Here I compare properties of the robust EKF update algorithm with a classical outlier rejection approach based on normalized innovation checks.

Outlier rejection approach

A well known and efficient approach in Kalman filtering is analyzing whether normalized measurement innovations are reasonable. The innovation $$ e = z - H x^- $$ has theoretical covariance $$ S = H P^- H^T + R $$ The quadratic form $e^T S^{-1} e$ is expected to have a $\chi$-squared distribution and its excessively large values indicate a possible outlier, which should be rejected. For scalar measurements it is equivalent to rejection measurements when the innovation is larger than (for example) 3$\sigma$ with $\sigma = \sqrt{S}$.

In the robust optimization approach the following term appears in the cost function: $$ \rho\left((z - H x)^T R^{-1} (z - H x)\right) $$ So here the innovations are scaled by $R$, but these are effectively “postfit” innovations, i.e. evaluated at the final solution $x^+$. Intuitively we want to see that the decision of whether a measurement $z$ is a “soft” outlier is based on the normalized innovations $(z - H x^-)^T S^{-1} (z - H x^-)$ as well.

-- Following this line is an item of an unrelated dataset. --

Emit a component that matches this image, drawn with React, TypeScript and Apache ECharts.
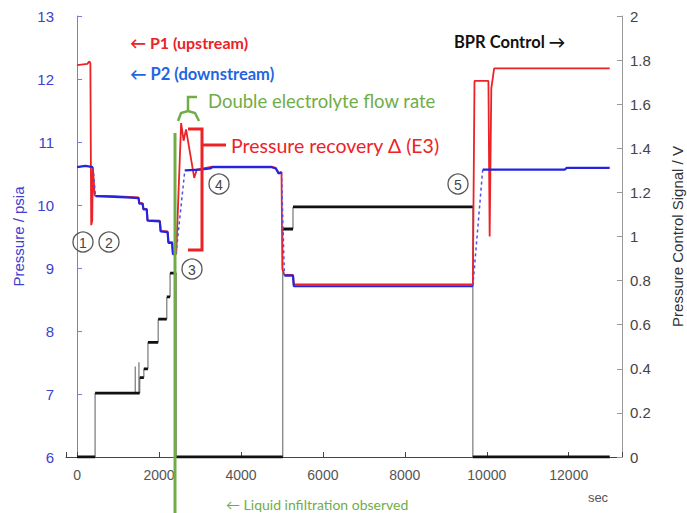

However for the robust loss function approach it’s not obvious at all.

It can be shown that $$ (z - H x^-)^T S^{-1} (z - H x^-) \neq (z - H x^+)^T R^{-1} (z - H x^+) $$ So there is no straightforward way to show the connection or equivalence.

Analytical considerations

Let’s write a robust optimization problem for a linear measurement model: $$ \min_x \frac{1}{2} (x - x^-)^T (P^-)^{-1} (x - x^-) + \frac{1}{2} \rho \left( (z - H x)^T R^{-1} (z - H x) \right) $$ To find the minimum we equate the gradient to zero and get the equation: $$ (P^-)^{-1} (x^+ - x^-) = \rho^\prime H^T R^{-1} (z - H x^+) $$ Note that $\rho^\prime$ is evaluated for the unknown $x^+$. This “balancing” nonlinear equation can be solved to find $x^+$. We know that the standard model has $\rho^\prime = 1$ and a robust model has $\rho^\prime < 1$ and thus the correction $x^+ - x^-$ is expected to be smaller for a robust model compared to the standard model.

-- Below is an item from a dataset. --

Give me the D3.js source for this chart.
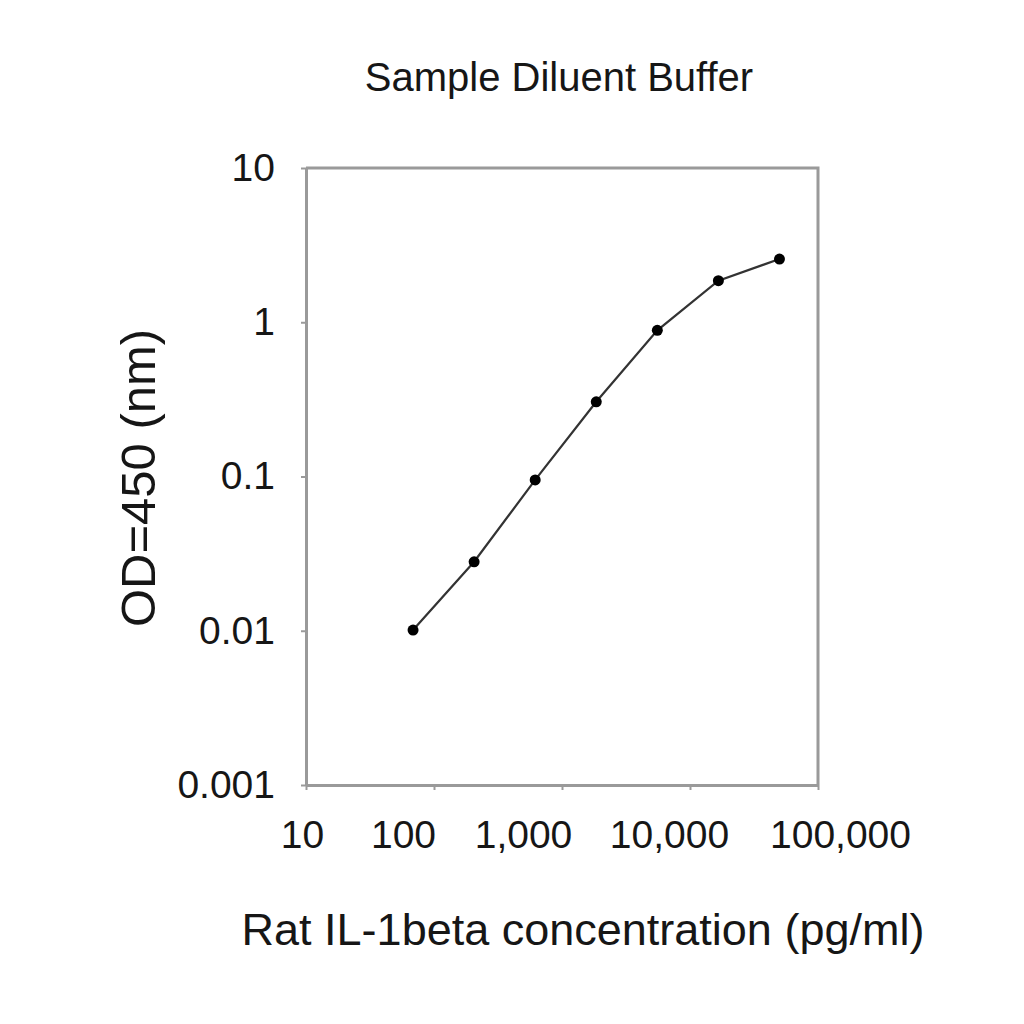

To get further insides consider a scalar case: $$ \rho(u) = \begin{cases} u & u < 1 \\ 2 \sqrt{u} - 1 & u \geq 1 \end{cases} $$ For this problem we can find the solution analytically: $$ x^+ = \begin{cases} \dfrac{P}{S} z & z < z_* \\[1em] \dfrac{P}{\sqrt{R}} & z \geq z_* \end{cases} $$ Where the threshold value $$ z_* = \sqrt{1 + \frac{P}{R}} \sqrt{S} $$ The result is quite interesting, not to say confusing:

1. Indeed we get a threshold proportional to $\sqrt{S}$, however it is additionally scaled by a factor larger than 1 which goes up as $P/R$ growths
2. For $z$ not exceeding the threshold we get the standard optimal linear solution as expected
3. For $z$ exceeding the threshold the solution stays constant

These properties are not “bad”, however it’s hard to give them an intuitive interpretation, which I usually consider undesirable.

Numerical examples

Below numerical solutions to the same simplified problem with $R = 1$ and different values of $P$ and different loss functions are shown. The line named “linear+rejection” depicts the solution with the outlier rejection with 3$\sigma$ threshold.

The following can be noted about these plots:

1. “Soft-L1” loss works like a smoothed version of Huber loss
2. Cauchy loss works significantly different than “soft-L1” and Huber: for severe outliers the state correction goes to zero
3. Generally for all loss functions the soft rejection threshold (relative to $\sqrt{S}$) increases with $P/R$
4. Cauchy loss behaves more similarly to the classical outlier rejection approach and from an engineering standpoint perhaps looks the most appealing
5. In general a particular choice of a loss function significantly changes the behavior

Discussion

We see that there is indeed a connection between the optimization with robust loss functions and the classical outlier rejection approach. However this connection is not as simple and straightforward as we might’ve expected or hoped for. It means that for filtering algorithms the simple rejection approach might be more preferable. But in batch optimization, a robust loss function might be preferred to properly define the optimization problem as outlier rejection by a threshold is not differentiable. Otherwise some ad-hoc “adjustment” algorithms will be required.